WHAT THIS TASK INVOLVES: Your task is to repeat the lines from the line with "Write a component" to the line with "YAxis, CartesianGrid, ReferenceLine", both ends included, and nothing else. Pictures stay out of the copy.

Source code of charts:

▬▬▬

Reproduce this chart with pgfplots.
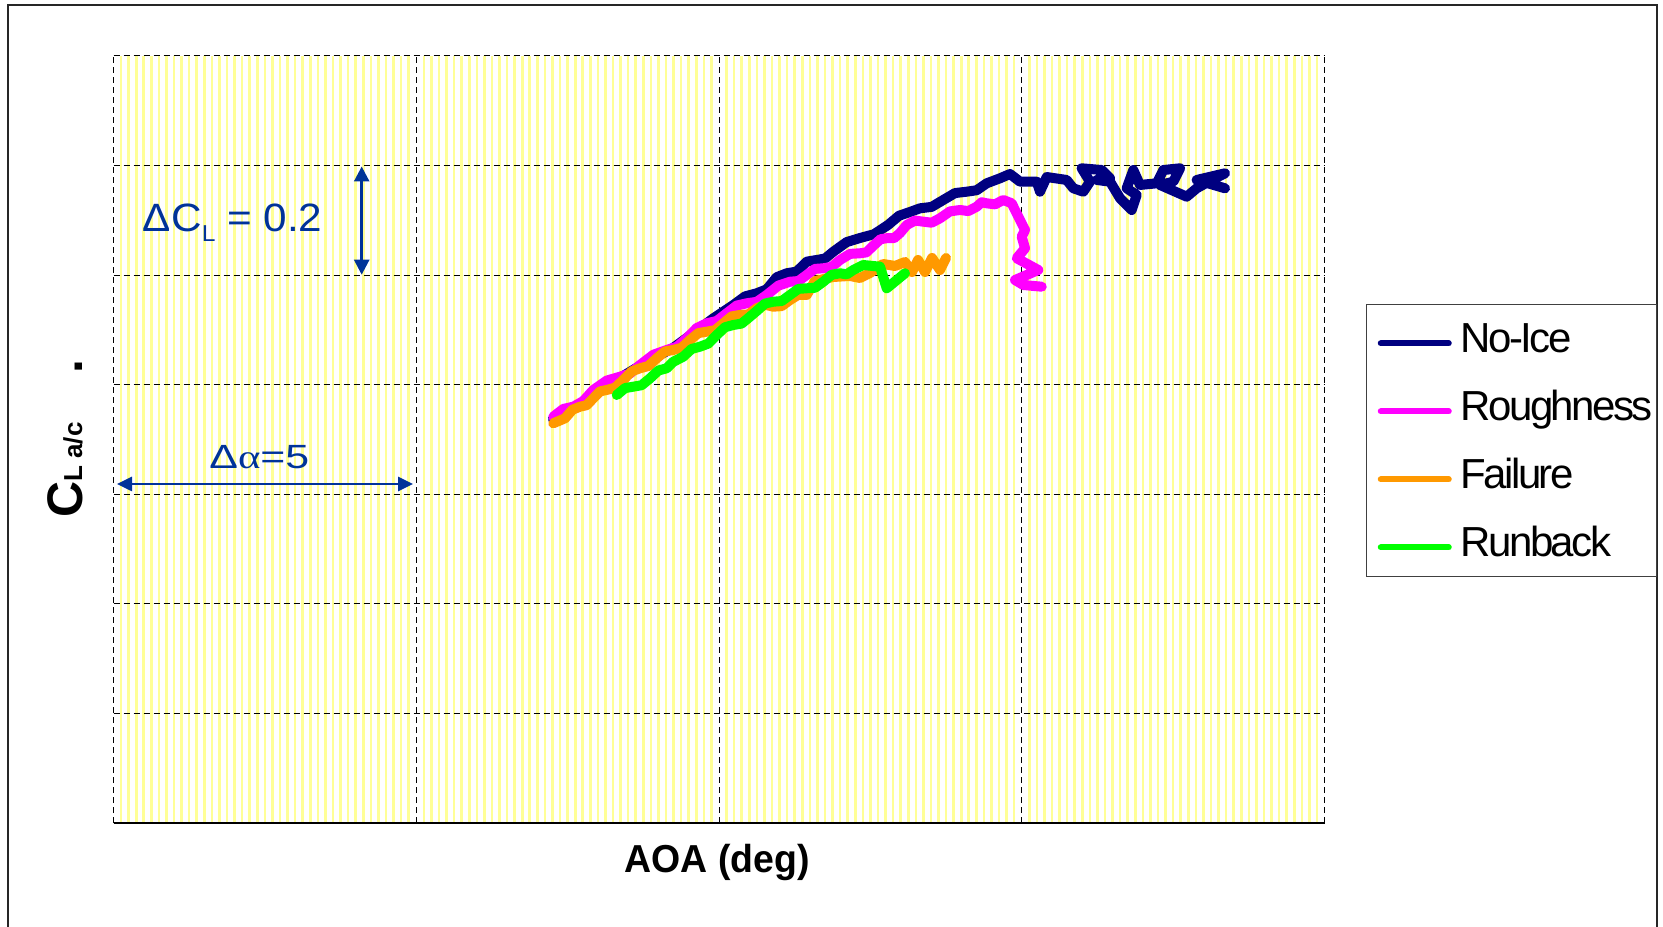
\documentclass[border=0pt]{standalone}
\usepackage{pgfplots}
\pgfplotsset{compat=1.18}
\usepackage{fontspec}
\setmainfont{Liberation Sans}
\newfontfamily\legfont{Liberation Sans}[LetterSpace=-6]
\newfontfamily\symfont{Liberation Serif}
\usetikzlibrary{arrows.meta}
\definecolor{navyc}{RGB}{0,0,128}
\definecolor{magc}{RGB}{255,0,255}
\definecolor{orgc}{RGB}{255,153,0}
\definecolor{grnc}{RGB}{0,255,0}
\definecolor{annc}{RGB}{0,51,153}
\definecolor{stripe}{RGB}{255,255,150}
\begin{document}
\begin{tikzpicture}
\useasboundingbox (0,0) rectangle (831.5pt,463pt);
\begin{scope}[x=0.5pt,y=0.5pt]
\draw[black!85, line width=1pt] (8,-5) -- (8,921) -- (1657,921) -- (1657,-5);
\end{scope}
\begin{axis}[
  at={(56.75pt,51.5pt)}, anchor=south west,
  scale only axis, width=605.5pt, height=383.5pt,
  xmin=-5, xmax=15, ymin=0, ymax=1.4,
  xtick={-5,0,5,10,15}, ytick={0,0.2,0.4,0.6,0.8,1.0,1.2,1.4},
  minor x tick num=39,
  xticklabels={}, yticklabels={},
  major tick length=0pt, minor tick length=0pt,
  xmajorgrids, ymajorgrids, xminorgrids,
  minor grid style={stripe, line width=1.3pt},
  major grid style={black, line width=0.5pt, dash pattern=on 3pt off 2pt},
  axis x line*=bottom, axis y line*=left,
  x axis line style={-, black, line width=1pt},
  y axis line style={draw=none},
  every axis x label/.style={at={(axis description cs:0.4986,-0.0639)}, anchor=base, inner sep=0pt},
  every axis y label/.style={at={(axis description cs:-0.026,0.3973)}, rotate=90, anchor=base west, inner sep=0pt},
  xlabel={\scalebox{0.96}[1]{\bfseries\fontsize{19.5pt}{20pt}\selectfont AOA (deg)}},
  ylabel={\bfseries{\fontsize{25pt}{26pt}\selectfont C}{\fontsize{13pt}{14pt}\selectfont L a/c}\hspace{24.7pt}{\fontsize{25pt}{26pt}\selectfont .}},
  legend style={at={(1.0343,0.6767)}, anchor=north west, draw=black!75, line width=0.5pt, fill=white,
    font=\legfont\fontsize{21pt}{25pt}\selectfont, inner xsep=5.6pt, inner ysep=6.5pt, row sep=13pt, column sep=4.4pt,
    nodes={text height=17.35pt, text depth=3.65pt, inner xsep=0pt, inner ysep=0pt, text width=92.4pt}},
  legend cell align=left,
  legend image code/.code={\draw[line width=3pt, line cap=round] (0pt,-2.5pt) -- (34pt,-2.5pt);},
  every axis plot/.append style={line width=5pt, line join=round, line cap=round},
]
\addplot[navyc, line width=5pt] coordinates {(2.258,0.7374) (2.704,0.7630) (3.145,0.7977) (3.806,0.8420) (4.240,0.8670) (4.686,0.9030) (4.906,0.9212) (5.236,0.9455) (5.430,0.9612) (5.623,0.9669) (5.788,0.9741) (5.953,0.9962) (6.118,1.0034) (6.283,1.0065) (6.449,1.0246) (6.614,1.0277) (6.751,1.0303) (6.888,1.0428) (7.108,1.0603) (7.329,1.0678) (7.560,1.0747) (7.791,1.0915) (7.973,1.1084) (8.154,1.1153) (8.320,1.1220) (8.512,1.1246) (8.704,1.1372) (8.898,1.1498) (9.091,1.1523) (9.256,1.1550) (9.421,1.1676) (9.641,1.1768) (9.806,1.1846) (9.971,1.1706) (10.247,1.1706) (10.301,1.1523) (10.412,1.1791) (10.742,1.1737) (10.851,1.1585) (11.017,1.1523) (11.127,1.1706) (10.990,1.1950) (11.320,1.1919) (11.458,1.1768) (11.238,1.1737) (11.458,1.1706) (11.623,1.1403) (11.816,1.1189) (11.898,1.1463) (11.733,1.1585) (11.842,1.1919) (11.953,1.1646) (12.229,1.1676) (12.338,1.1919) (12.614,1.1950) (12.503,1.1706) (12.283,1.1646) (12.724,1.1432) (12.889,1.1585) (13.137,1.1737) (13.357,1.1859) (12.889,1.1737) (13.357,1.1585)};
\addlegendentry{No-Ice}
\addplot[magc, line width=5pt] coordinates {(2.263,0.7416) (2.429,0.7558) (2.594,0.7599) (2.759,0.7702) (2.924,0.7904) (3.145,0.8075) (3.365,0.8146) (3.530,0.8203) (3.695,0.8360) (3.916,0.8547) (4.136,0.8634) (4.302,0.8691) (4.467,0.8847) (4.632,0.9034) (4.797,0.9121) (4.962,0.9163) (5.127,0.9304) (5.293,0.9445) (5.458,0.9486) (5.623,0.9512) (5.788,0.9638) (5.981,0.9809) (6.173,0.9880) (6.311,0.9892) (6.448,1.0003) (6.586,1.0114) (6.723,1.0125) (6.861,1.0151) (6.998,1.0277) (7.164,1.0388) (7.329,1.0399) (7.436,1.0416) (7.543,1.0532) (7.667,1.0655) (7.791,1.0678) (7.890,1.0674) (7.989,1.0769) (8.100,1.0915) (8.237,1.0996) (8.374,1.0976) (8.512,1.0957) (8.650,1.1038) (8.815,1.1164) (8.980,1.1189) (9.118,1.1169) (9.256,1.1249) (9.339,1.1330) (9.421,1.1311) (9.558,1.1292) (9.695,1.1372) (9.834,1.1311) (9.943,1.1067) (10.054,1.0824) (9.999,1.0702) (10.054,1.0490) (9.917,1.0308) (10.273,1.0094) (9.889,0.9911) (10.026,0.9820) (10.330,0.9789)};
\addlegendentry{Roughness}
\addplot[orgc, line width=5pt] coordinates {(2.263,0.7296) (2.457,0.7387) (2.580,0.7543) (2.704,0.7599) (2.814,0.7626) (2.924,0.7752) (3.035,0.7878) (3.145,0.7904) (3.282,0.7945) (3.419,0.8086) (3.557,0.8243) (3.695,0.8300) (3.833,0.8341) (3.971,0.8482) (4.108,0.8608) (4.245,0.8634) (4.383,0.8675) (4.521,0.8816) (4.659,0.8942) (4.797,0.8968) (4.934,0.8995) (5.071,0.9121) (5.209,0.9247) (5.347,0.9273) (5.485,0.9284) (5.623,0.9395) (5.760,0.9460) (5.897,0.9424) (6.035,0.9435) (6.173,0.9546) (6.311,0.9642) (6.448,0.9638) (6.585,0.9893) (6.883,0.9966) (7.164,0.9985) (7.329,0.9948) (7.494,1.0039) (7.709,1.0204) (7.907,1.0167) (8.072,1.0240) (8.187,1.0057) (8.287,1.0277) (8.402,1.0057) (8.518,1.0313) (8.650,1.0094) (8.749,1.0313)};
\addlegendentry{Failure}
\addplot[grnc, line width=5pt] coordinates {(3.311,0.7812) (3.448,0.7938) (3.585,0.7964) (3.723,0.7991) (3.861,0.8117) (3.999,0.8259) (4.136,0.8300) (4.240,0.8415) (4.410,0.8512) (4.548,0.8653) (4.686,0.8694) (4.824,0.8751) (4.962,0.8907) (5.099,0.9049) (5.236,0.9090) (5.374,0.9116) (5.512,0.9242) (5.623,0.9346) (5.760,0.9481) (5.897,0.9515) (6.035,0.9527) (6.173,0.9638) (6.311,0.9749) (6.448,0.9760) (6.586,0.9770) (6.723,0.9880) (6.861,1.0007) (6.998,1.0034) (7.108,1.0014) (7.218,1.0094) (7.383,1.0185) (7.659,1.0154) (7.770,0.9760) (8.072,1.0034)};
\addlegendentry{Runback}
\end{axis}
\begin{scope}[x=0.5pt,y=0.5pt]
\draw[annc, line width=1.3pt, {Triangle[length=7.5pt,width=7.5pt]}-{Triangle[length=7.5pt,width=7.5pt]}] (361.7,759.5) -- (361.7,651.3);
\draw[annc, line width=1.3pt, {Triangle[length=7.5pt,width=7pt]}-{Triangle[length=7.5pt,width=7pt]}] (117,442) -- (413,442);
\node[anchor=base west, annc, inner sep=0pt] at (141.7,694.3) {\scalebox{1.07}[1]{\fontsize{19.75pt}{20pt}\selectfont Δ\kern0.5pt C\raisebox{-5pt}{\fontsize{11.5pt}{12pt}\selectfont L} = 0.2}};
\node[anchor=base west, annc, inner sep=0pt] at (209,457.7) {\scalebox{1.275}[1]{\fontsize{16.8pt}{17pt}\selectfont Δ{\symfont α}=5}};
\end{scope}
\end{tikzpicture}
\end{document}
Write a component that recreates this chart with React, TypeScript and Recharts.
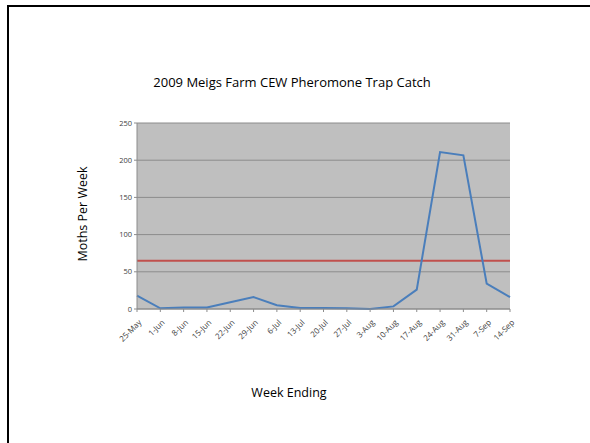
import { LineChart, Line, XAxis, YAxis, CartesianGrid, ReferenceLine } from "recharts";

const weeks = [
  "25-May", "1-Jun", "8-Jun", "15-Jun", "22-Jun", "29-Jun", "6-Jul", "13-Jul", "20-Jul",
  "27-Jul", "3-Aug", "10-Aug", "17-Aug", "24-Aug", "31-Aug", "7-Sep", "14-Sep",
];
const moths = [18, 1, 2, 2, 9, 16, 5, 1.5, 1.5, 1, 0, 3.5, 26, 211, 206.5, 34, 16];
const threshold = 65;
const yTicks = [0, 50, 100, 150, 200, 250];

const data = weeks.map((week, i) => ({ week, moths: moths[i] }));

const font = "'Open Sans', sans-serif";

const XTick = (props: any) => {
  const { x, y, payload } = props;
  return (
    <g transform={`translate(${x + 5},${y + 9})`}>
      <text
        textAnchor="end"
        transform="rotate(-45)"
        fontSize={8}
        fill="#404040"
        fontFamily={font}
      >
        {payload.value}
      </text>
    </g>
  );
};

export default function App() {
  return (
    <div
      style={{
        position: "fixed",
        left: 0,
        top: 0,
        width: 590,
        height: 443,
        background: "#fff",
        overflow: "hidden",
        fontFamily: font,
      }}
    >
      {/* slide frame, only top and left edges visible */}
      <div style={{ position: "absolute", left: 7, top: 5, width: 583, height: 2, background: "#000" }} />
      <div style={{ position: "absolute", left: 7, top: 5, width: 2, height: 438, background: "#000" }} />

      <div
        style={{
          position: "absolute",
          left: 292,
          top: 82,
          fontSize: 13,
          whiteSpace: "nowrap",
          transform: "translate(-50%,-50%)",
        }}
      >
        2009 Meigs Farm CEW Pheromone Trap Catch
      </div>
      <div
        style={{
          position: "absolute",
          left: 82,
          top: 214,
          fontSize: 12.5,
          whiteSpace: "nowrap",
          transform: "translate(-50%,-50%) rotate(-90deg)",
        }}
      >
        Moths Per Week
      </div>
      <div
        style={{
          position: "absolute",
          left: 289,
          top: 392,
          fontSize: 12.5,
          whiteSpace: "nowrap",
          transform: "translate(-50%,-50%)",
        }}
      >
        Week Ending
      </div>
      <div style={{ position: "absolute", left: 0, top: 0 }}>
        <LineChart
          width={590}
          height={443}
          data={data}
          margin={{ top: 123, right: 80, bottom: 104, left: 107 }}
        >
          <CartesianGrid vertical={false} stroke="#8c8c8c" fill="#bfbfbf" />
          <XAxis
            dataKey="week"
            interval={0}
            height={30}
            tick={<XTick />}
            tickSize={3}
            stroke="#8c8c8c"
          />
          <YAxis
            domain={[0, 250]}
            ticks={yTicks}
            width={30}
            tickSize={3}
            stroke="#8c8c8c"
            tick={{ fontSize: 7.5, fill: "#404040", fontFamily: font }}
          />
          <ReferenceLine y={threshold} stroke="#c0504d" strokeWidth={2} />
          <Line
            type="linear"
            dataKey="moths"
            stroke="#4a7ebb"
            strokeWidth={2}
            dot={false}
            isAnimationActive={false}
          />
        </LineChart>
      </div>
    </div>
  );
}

▬▬▬

THE ANSWER:
Write a component that recreates this chart with React, TypeScript and Recharts.
import { LineChart, Line, XAxis, YAxis, CartesianGrid, ReferenceLine } from "recharts";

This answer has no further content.